Instructions to follow.
Write out every line below that includes the word "Recreate".

══════════

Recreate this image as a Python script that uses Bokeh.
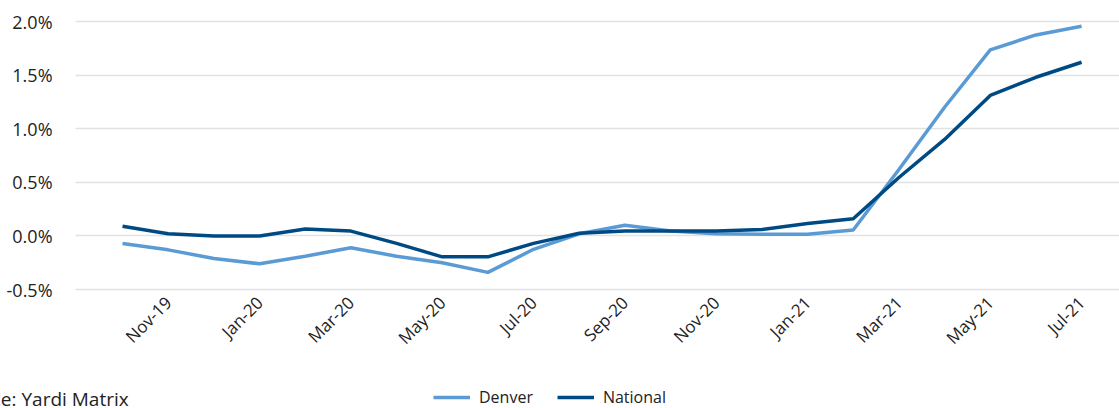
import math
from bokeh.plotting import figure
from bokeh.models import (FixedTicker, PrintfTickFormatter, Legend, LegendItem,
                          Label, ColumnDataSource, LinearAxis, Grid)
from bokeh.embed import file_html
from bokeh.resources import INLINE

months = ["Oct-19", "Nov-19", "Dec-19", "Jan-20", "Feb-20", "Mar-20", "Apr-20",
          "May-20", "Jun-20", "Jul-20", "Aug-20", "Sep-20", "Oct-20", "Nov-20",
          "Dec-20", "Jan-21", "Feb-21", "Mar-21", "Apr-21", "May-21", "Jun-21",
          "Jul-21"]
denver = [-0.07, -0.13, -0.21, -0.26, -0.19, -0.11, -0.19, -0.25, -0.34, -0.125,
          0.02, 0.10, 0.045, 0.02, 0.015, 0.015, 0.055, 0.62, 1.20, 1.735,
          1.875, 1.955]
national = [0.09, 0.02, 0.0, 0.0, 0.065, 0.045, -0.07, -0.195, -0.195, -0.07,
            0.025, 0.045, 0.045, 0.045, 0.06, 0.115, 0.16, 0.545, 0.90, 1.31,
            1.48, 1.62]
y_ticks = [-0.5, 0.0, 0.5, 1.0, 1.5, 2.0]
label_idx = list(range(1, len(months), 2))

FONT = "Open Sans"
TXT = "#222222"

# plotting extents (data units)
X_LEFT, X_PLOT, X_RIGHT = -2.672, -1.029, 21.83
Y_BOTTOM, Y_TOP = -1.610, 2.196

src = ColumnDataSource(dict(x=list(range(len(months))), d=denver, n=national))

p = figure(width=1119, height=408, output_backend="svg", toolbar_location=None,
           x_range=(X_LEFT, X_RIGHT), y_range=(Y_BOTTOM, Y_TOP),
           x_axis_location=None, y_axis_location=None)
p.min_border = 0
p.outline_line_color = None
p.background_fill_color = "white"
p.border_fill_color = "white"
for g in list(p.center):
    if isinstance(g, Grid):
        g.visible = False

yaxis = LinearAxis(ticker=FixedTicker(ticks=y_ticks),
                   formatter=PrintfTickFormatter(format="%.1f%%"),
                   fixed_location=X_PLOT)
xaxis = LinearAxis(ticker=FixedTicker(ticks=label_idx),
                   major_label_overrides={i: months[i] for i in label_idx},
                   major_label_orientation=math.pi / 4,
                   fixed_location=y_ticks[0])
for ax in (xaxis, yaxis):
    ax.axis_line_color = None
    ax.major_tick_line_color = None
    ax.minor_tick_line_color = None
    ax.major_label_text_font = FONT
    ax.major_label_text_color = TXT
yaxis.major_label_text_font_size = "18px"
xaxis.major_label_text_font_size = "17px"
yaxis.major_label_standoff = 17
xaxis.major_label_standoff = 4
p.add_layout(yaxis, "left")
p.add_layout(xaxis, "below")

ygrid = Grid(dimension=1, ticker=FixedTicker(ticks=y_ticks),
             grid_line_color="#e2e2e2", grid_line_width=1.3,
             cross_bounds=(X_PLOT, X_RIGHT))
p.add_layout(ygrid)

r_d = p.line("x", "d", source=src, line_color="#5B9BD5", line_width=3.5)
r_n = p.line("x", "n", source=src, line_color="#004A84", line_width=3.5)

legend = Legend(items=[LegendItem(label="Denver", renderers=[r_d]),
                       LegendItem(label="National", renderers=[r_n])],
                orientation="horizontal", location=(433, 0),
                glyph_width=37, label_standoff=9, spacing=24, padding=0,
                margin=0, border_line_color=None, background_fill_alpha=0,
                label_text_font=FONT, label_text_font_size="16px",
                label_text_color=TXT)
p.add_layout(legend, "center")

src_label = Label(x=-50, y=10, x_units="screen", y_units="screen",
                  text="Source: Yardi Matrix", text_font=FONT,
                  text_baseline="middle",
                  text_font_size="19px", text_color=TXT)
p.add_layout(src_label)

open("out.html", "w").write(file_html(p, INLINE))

══════════

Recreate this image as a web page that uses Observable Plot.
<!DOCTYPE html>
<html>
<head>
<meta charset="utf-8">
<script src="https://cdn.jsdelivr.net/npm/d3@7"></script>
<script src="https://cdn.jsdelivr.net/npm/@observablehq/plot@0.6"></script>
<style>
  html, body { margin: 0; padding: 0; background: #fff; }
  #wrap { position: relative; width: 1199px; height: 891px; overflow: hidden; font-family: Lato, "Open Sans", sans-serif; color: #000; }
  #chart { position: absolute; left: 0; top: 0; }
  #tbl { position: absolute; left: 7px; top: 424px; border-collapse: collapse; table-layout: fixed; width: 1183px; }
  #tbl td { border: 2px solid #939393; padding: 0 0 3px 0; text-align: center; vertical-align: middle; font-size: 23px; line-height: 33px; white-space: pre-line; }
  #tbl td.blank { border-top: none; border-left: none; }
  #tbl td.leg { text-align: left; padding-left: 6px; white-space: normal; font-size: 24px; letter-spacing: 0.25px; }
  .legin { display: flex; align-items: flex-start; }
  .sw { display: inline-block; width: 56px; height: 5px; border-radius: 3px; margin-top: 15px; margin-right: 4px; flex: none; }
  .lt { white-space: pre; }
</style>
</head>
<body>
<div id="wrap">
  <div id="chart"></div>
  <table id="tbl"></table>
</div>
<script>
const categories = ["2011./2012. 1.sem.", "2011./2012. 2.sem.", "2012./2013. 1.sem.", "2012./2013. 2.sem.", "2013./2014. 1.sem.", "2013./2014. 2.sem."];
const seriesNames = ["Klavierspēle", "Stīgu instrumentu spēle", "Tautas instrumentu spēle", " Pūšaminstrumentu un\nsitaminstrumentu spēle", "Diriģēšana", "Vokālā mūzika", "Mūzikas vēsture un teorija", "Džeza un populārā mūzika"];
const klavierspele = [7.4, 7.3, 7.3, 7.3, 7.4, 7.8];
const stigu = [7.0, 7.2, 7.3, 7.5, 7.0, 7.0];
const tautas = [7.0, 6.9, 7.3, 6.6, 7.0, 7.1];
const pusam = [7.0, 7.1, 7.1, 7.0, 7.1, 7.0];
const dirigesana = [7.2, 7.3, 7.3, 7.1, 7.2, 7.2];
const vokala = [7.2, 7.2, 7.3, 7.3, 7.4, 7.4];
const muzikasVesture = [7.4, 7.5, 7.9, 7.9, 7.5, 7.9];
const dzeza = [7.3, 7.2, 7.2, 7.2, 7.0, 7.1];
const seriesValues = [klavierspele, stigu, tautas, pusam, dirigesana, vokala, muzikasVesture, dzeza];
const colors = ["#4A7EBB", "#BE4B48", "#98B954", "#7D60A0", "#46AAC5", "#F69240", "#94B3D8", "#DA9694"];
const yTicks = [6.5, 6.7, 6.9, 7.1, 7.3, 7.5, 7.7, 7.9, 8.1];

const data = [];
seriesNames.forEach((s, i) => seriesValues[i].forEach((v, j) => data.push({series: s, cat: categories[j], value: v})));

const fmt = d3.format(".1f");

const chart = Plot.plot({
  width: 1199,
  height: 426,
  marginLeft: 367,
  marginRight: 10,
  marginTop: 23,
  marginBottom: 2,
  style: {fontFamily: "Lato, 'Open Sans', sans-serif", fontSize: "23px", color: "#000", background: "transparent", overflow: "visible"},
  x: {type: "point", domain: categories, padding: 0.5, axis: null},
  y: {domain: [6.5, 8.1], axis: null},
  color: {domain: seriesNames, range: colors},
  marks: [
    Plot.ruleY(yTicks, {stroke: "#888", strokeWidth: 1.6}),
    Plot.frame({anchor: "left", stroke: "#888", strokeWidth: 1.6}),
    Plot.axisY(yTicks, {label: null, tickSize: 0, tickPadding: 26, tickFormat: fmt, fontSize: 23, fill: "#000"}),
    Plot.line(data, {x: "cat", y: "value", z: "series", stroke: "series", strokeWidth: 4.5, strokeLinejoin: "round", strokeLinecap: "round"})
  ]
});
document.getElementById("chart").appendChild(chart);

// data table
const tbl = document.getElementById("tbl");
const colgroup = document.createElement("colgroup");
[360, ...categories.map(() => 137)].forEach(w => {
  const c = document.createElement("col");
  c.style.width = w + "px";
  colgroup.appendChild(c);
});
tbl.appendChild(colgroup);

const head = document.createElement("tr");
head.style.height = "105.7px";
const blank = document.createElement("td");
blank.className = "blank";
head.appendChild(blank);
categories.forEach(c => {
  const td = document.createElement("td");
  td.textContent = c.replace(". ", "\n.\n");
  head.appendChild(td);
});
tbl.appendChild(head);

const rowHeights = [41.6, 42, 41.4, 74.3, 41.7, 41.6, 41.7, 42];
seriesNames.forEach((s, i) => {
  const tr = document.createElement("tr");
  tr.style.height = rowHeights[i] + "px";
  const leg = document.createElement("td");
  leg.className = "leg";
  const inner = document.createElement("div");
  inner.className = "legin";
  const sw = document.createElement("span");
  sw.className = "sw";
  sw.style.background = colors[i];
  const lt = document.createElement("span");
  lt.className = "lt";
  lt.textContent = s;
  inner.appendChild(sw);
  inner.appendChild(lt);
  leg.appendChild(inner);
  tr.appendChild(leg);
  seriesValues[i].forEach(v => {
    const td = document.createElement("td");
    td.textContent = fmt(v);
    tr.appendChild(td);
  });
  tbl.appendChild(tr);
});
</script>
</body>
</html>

══════════

Solution to this exercise.
Recreate this image as a Python script that uses Bokeh.
Recreate this image as a web page that uses Observable Plot.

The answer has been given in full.